Historic house in Baxter Estates, New York, United States

William Landsberg House – also known as the Landsberg House and 5 Tianderah Road – is a historic home located on a hill in a wooded area of the Incorporated Village of Baxter Estates in Nassau County, New York, United States. It was designed by architect William Landsberg for himself and his family.

== Description ==
The rectangular house with a flat roof features vertical cypress panels which cover the garage and second story, which cantilevers over the first story by 3 feet on the north and south sides. Custom-sized large windows, a few of which are floor to ceiling, ornament the facades creating an open feeling in the living and dining room.
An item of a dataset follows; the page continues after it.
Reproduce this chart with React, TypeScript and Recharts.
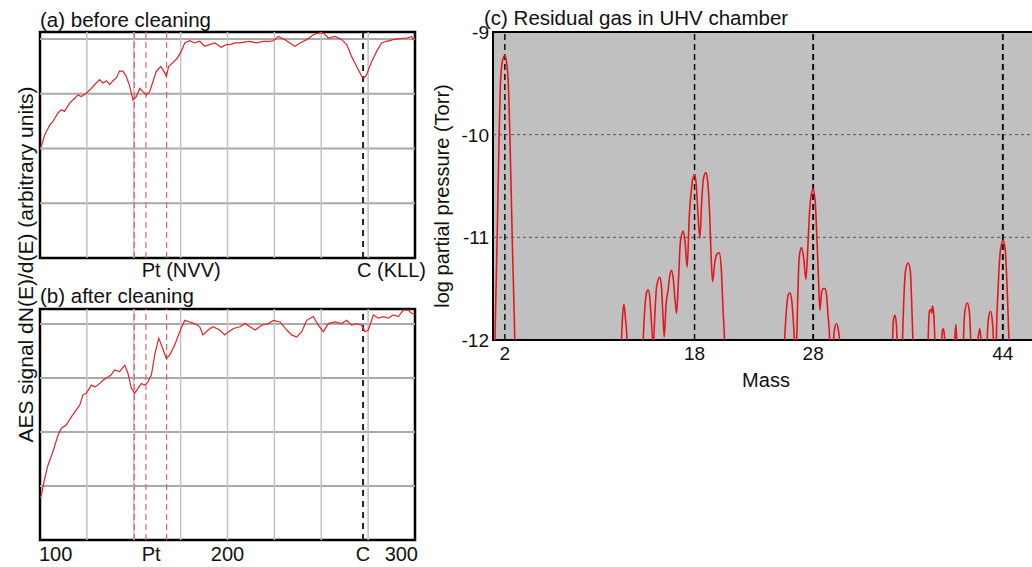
import React from 'react';
import { LineChart, Line, XAxis, YAxis, ReferenceLine, ReferenceArea } from 'recharts';

// ---------- (a) before cleaning ----------
const energyA = [100, 100.7, 102.5, 105.2, 107, 109.6, 111.4, 113.1, 115.8, 118.5, 120.3, 122, 124.7, 127.4, 129.2, 131.8, 133.6, 135.4, 137.2, 138.9, 140.7, 142.5, 144.3, 146, 147.8, 149.6, 151.4, 153.2, 154.9, 156.7, 158.5, 160.3, 162, 164.4, 166.1, 167.4, 168.6, 170.9, 173.2, 175.4, 177.2, 179.8, 182.5, 185.2, 187.8, 190.5, 193.2, 196.7, 199.4, 201.3, 204, 206.7, 209.5, 212, 215.6, 219.1, 222, 224.4, 227.1, 230.7, 233.3, 236, 238.7, 242.2, 245.8, 248.4, 251.1, 253.8, 257.3, 260.9, 263.6, 266.2, 268.9, 271.6, 272.8, 274.2, 276.9, 279.6, 282.2, 284.9, 288.4, 292, 295.6, 298.2, 299.1, 300];
const signalA = [2.02, 2.04, 2.25, 2.43, 2.5, 2.65, 2.71, 2.68, 2.83, 2.92, 2.98, 2.95, 3.01, 3.1, 3.17, 3.26, 3.2, 3.24, 3.17, 3.24, 3.29, 3.42, 3.41, 3.32, 3.14, 2.89, 2.95, 3.1, 3.04, 2.98, 3.04, 3.23, 3.41, 3.5, 3.41, 3.32, 3.5, 3.57, 3.65, 3.78, 3.93, 3.97, 3.93, 3.96, 3.87, 3.9, 3.93, 3.85, 3.9, 3.9, 3.93, 3.93, 3.95, 3.96, 3.93, 3.96, 3.96, 3.97, 4.05, 3.99, 3.93, 3.87, 3.93, 3.99, 4.08, 4.11, 4.11, 4.02, 4.05, 3.99, 3.9, 3.68, 3.5, 3.32, 3.29, 3.35, 3.59, 3.78, 3.93, 3.96, 3.99, 4.01, 4.02, 4.05, 3.99, 4.02];

// ---------- (b) after cleaning ----------
const energyB = [100, 100.7, 102.5, 104.3, 106.9, 109.6, 111.4, 114, 116.7, 119.4, 121.2, 122.9, 124.7, 127.4, 129.2, 130.9, 133.6, 136.3, 138, 139.8, 142.5, 145.2, 146.9, 148.7, 150.5, 152.3, 154, 155.8, 157.6, 159.4, 161.2, 163.3, 165.1, 167.4, 169.2, 171.8, 174.5, 177.2, 179.8, 182.5, 185.2, 186.9, 189.6, 192.3, 195.8, 198.5, 199.6, 203.1, 206.7, 209.3, 212, 214.7, 218.2, 221.8, 224.4, 228, 231.6, 234.2, 236.9, 239.6, 242.2, 245.8, 248.4, 251.1, 253.8, 257.3, 260.9, 263.6, 266.2, 268.9, 271.6, 273.3, 275.1, 277.8, 280.4, 283.1, 285.8, 288.4, 291.1, 293.8, 296.4, 298.2, 300];
const signalB = [0.78, 0.83, 1.14, 1.39, 1.64, 1.94, 2.07, 2.13, 2.28, 2.41, 2.5, 2.69, 2.72, 2.87, 2.84, 2.87, 2.96, 3.02, 3.06, 3.15, 3.12, 3.24, 3.09, 2.81, 2.72, 2.81, 2.9, 2.87, 2.93, 3.06, 3.43, 3.74, 3.58, 3.36, 3.43, 3.61, 3.86, 4.07, 4.04, 4.01, 3.95, 3.8, 3.89, 3.95, 3.89, 3.8, 3.83, 3.92, 3.95, 4.01, 3.95, 3.89, 3.98, 4.01, 4.07, 4.04, 3.89, 3.8, 3.76, 3.86, 4.07, 4.14, 3.98, 3.86, 4.01, 4.04, 4.01, 4.07, 3.98, 4.01, 3.98, 3.86, 3.89, 4.17, 4.11, 4.14, 4.11, 4.17, 4.14, 4.26, 4.26, 4.2, 4.18];

// ---------- (c) residual gas ----------
const massC = [1.0, 1.16, 1.35, 1.52, 1.64, 1.8, 2.0, 2.15, 2.28, 2.42, 2.62, 2.84, 2.95,
  11.7, 11.84, 11.92, 12.04, 12.16, 12.3, 12.4,
  13.55, 13.67, 13.8, 13.95, 14.09, 14.22, 14.35, 14.52, 14.65, 14.8, 15.07, 15.22, 15.35, 15.44,
  15.6, 15.77, 15.9, 16.06, 16.2, 16.35, 16.48, 16.65, 16.8, 17.04, 17.2, 17.38,
  17.55, 17.74, 17.85, 18.02, 18.15, 18.3, 18.45, 18.6, 18.75, 18.95, 19.1, 19.28, 19.4, 19.52,
  19.7, 19.85, 20.08, 20.25, 20.4, 20.55, 20.7,
  25.45, 25.6, 25.75, 25.9, 26.04, 26.2, 26.35, 26.46, 26.6, 26.7, 26.82, 27.02, 27.2, 27.39,
  27.55, 27.7, 27.85, 28.0, 28.15, 28.3, 28.45, 28.57, 28.7, 28.85, 28.99, 29.12, 29.25, 29.41, 29.5,
  29.65, 29.72, 29.8, 29.97, 30.12, 30.26, 30.35,
  34.6, 34.7, 34.78, 34.9, 35.0, 35.09, 35.2,
  35.45, 35.54, 35.65, 35.8, 36.02, 36.2, 36.3, 36.43, 36.55,
  37.6, 37.7, 37.8, 37.93, 38.0, 38.07, 38.17, 38.27, 38.35,
  38.8, 38.85, 38.92, 38.98, 39.05, 39.12, 39.2,
  39.9, 39.95, 40.04, 40.12, 40.2,
  40.6, 40.68, 40.8, 41.0, 41.15, 41.3, 41.4,
  41.85, 41.9, 41.98, 42.06, 42.12, 42.2, 42.3,
  42.6, 42.68, 42.8, 42.96, 43.1, 43.22, 43.3,
  43.38, 43.45, 43.6, 43.8, 44.02, 44.2, 44.38, 44.53, 44.65, 50];
const pressureC = [-12.6, -12, -11, -10, -9.47, -9.28, -9.23, -9.3, -9.47, -10, -11, -12, -12.6,
  -12.6, -12, -11.78, -11.65, -11.78, -12, -12.6,
  -12.6, -12, -11.7, -11.54, -11.51, -11.58, -11.8, -12.05, -11.75, -11.48, -11.39, -11.5, -11.8, -11.97,
  -11.65, -11.51, -11.38, -11.32, -11.4, -11.6, -11.74, -11.4, -11.05, -10.94, -11.05, -11.29,
  -10.8, -10.53, -10.43, -10.39, -10.5, -10.8, -11.01, -10.65, -10.43, -10.37, -10.45, -10.8, -11.2, -11.43,
  -11.25, -11.17, -11.15, -11.3, -11.7, -12.05, -12.6,
  -12.6, -12, -11.7, -11.56, -11.54, -11.62, -11.85, -12.05, -12.0, -11.6, -11.2, -11.1, -11.2, -11.41,
  -11.1, -10.75, -10.58, -10.53, -10.62, -10.95, -11.4, -11.71, -11.55, -11.5, -11.5, -11.55, -11.75, -12.05, -12.6,
  -12.6, -12, -11.9, -11.84, -11.9, -12.05, -12.6,
  -12.6, -12, -11.8, -11.76, -11.82, -12.05, -12.6,
  -12.6, -12, -11.6, -11.32, -11.25, -11.33, -11.6, -12.05, -12.6,
  -12.6, -12, -11.72, -11.7, -11.74, -11.67, -11.75, -12.05, -12.6,
  -12.6, -12, -11.9, -11.89, -11.93, -12.05, -12.6,
  -12.6, -12, -11.85, -12.05, -12.6,
  -12.6, -12, -11.72, -11.64, -11.7, -12.05, -12.6,
  -12.6, -12, -11.93, -11.89, -11.95, -12.05, -12.6,
  -12.6, -12, -11.78, -11.72, -11.8, -12.05, -12.6,
  -12.6, -12, -11.5, -11.12, -11.03, -11.12, -11.55, -12.05, -12.6, -12.6];

// ---------- ticks / markers ----------
const xTicksA = [175.3, 287.5];
const xTickLabelsA = ['Pt (NVV)', 'C (KLL)'];
const xTicksB = [100, 159.3, 200, 272.3, 300];
const xTickLabelsB = ['100', 'Pt', '200', 'C', '300'];
const ptLines = [150.3, 156.5, 167.5];
const cLine = 272.3;
const aesGridX = [125, 150, 175, 200, 225, 250, 275];
const aesGridY = [1, 2, 3, 4];
const massTicks = [2, 18, 28, 44];
const pressureTicks = [-12, -11, -10, -9];
const pressureGrid = [-11, -10];

const FONT = "'Liberation Sans', Arial, sans-serif";

const dataA = energyA.map((e, i) => ({ e, s: signalA[i] }));
const dataB = energyB.map((e, i) => ({ e, s: signalB[i] }));
const dataC = massC.map((m, i) => ({ m, p: pressureC[i] }));

const makeAesTick = (values: number[], labels: string[], dy: number) => (props: any) => {
  const { x, y, payload } = props;
  const i = values.indexOf(payload.value);
  const label = labels[i] ?? String(payload.value);
  let anchor: 'start' | 'middle' | 'end' = 'middle';
  let dx = 0;
  if (label === '100') { anchor = 'start'; dx = -1; }
  if (label === '300') { anchor = 'end'; dx = 3; }
  return (
    <text x={x + dx} y={y + dy} textAnchor={anchor} fontSize={20} fontFamily={FONT} fill="#111">
      {label}
    </text>
  );
};

const MassTick = (props: any) => {
  const { x, y, payload } = props;
  return (
    <text x={x} y={y + 20} textAnchor="middle" fontSize={19} fontFamily={FONT} fill="#111">
      {payload.value}
    </text>
  );
};

const PressureTick = (props: any) => {
  const { x, y, payload } = props;
  return (
    <text x={x - 4} y={y} dy="0.36em" textAnchor="end" fontSize={19} fontFamily={FONT} fill="#111">
      {payload.value}
    </text>
  );
};

function AesPanel({ data, top, height, marginTop, axisHeight, yMax, ticks, labels, tickDy }: any) {
  return (
    <div style={{ position: 'absolute', left: 0, top, width: 440, height }}>
      <LineChart width={440} height={height} data={data}
        margin={{ top: marginTop, right: 25, bottom: 0, left: 40 }}>
        <XAxis dataKey="e" type="number" domain={[100, 300]} allowDataOverflow
          ticks={ticks} interval={0} tickLine={false} axisLine={false}
          tickSize={0} tickMargin={0} height={axisHeight}
          tick={makeAesTick(ticks, labels, tickDy)} />
        <YAxis type="number" domain={[0, yMax]} allowDataOverflow hide width={0} />
        {aesGridY.map((v) => (
          <ReferenceLine key={'h' + v} y={v} stroke="#a9a9a9" strokeWidth={2} />
        ))}
        {aesGridX.map((v) => (
          <ReferenceLine key={'v' + v} x={v} stroke="#c2c2c2" strokeWidth={1.5} />
        ))}
        {ptLines.map((v) => (
          <ReferenceLine key={'pt' + v} x={v} stroke="#e8626b" strokeWidth={1.2} strokeDasharray="6 4" />
        ))}
        <ReferenceLine x={cLine} stroke="#222" strokeWidth={2} strokeDasharray="6 5" />
        <Line type="linear" dataKey="s" stroke="#e2232c" strokeWidth={1.2} dot={false}
          isAnimationActive={false} />
        <ReferenceArea x1={100} x2={300} y1={0} y2={yMax} fill="none" fillOpacity={0}
          stroke="#000" strokeWidth={2.5} />
      </LineChart>
    </div>
  );
}

export default function App() {
  return (
    <div style={{ position: 'absolute', left: 0, top: 0, width: 1032, height: 567, overflow: 'hidden', background: '#fff' }}>
      <AesPanel data={dataA} top={0} height={290} marginTop={32} axisHeight={32} yMax={4.13}
        ticks={xTicksA} labels={xTickLabelsA} tickDy={19} />
      <AesPanel data={dataB} top={280} height={287} marginTop={29} axisHeight={27} yMax={4.28}
        ticks={xTicksB} labels={xTickLabelsB} tickDy={21} />

      <div style={{ position: 'absolute', left: 430, top: 0, width: 644, height: 400 }}>
        <LineChart width={644} height={400} data={dataC}
          margin={{ top: 32, right: 0, bottom: 0, left: 0 }}>
          <XAxis dataKey="m" type="number" domain={[1, 50]} allowDataOverflow
            ticks={massTicks} interval={0} tickLine={false} axisLine={false}
            tickSize={0} tickMargin={0} height={60} tick={<MassTick />} />
          <YAxis type="number" domain={[-12, -9]} allowDataOverflow width={63}
            ticks={pressureTicks} interval={0} tickLine={false} axisLine={false}
            tickSize={0} tickMargin={0} tick={<PressureTick />} />
          <ReferenceArea x1={1} x2={50} y1={-12} y2={-9} fill="#c0c0c0" fillOpacity={1} stroke="none" />
          {pressureGrid.map((v) => (
            <ReferenceLine key={'pg' + v} y={v} stroke="#555" strokeWidth={1} strokeDasharray="3 3" />
          ))}
          {massTicks.map((v) => (
            <ReferenceLine key={'mg' + v} x={v} stroke="#111" strokeWidth={v >= 28 ? 2 : 1.5} strokeDasharray="6 4" />
          ))}
          <Line type="monotone" dataKey="p" stroke="#e8161c" strokeWidth={1.6} dot={false}
            isAnimationActive={false} />
          <ReferenceArea x1={1} x2={50} y1={-12} y2={-9} fill="none" fillOpacity={0}
            stroke="#000" strokeWidth={2} />
        </LineChart>
      </div>

      <svg width={1032} height={567} style={{ position: 'absolute', left: 0, top: 0, pointerEvents: 'none' }}
        fontFamily={FONT} fill="#111">
        <text x={40} y={26.5} fontSize={20.5}>(a) before cleaning</text>
        <text x={40} y={303} fontSize={20.5}>(b) after cleaning</text>
        <text x={484} y={24.5} fontSize={20.5}>(c) Residual gas in UHV chamber</text>
        <text transform="translate(33 264.5) rotate(-90)" textAnchor="middle" fontSize={21}>
          AES signal dN(E)/d(E) (arbitrary units)
        </text>
        <text transform="translate(449 196) rotate(-90)" textAnchor="middle" fontSize={20}>
          log partial pressure (Torr)
        </text>
        <text x={766} y={387} textAnchor="middle" fontSize={20}>Mass</text>
      </svg>
    </div>
  );
}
The house was modified in 1962–1963 to add nine feet, allowing expansion of the kitchen and living room; the rear porch was also replaced with the current stone patio. The house has been unchanged since then. Landsberg lived in the house until his death in 2013. The Landsberg house is considered a significant example of Modernist Architecture created in the United States.

Due to its architectural significance, the Landsberg House was added to the National Register of Historic Places on August 18, 2014. This came just shy of two months after its listing on the New York State Register of Historic Places, which occurred on June 19, 2014.

Landsberg was not well known nationally, but was active on the East Coast – and particularly on Long Island. He was a graduate student at the Harvard Graduate School of Design under Walter Gropius and Marcel Breuer, and worked professionally with both men during his career.